LIBERTAD DIGITAL 02/05/17
CRISTINA LOSADA
· En España estamos imitando el modelo italiano y apenas hacemos nada para prevenir la corrupción.
Después de la última ración de escándalo servida por la operación Lezo, el Partido Popular se ha propuesto acelerar la creación de una oficina interna contra la corrupción. Acelerar no es el verbo apropiado. Han pasado diez años desde que salió a la luz la trama Gürtel, que afectaba de lleno al PP, y ya entonces se podía sospechar que no iba a ser la única. Pero siempre hay pretextos para aplazar aquello que se quiere aplazar. Para cerrar los ojos ante aquello que no se quiere ver. O para cerrarlos ante aquello que se prefiere consentir. Como el PP acelere más la apertura de esa oficina anticorrupción, estará en marcha para las calendas griegas.
Quizá esa futura oficina, una suerte de asuntos internos del partido, se plantearía investigar una denuncia como la que hizo Jesús Gómez, exalcalde de Leganés y hoy diputado del PP en la Asamblea de Madrid. A Gómez le llegó que Ignacio González disponía de una cuenta en Suiza. Se lo comunicó a la dirección regional y a la nacional. González fue convocado, negó taxativamente que tuviera esa cuenta y ahí quedó todo. Según explicaban estos días, los dirigentes atribuyeron la iniciativa de Gómez a «un ánimo de venganza». La cuestión importante es que el partido no hizo nada serio por comprobar la información. «No somos la policía ni los jueces», justificó el coordinador Martínez Maillo.

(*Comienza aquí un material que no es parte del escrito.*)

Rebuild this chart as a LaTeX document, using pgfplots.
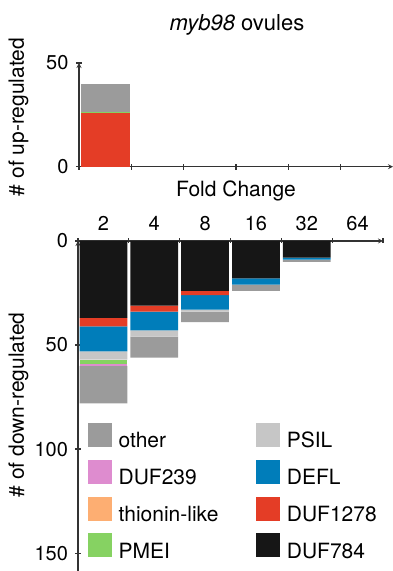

La afirmación de Maillo tiene interés porque refleja las limitaciones de la política del PP frente a la corrupción. Presume de haber endurecido las sanciones y de dejar que la policía y los jueces hagan su trabajo, como si tal cosa fuera optativa, como si se pudiera (o debiera) obstaculizarlo. Pero todo eso, siendo necesario y forzoso, es insuficiente. Más aún cuando hay que contar con la lentitud de la vía judicial. Lentitud de la que suelen lamentarse mucho los partidos afectados, sin que planteen nunca fórmulas para remediarla, lo cual nos lleva a pensar a los aguafiestas habituales si no será que esa velocidad de tortuga les conviene.
En Europa tuvimos hace décadas un ejemplo de qué sucede cuando el peso de la lucha contra corrupción recae exclusivamente en los jueces. La actuación conocida como Mani Pulite, liderada por el juez Di Pietro, logró, sí, acusar y detener a centenares de cargos públicos, políticos y empresarios. También logró, aunque vaya logro, que desaparecieran partidos que habían estado en el centro de la vida política y en su lugar se instalara un tal Berlusconi. Hasta consiguió que la opinión pública se revolviera finalmente contra los jueces. Pero años después de aquella tremenda operación judicial Italia seguía lidiando con la corrupción.
En España estamos imitando el modelo italiano. De otra manera, más dispersa, pero con el mismo énfasis en perseguir la corrupción una vez que se ha manifestado, no en prevenirla. Cada nueva operación judicial escandaliza a la opinión pública, a la vez que su espectacularidad permite encubrir la ausencia de reformas que apunten a los problemas de fondo. Sin duda, el reducido efecto electoral de la corrupción quita incentivos a los partidos afectados para promoverlas. Ya les va bien así. Caen unos cuantos de los suyos, que no suelen estar en primera línea, pierden el poder en unos sitios pero lo mantienen en otros, bajan temporalmente en las encuestas, y con ese balance de pérdidas y beneficios se pueden permitir el lujo de que, en lo esencial, todo siga como antes.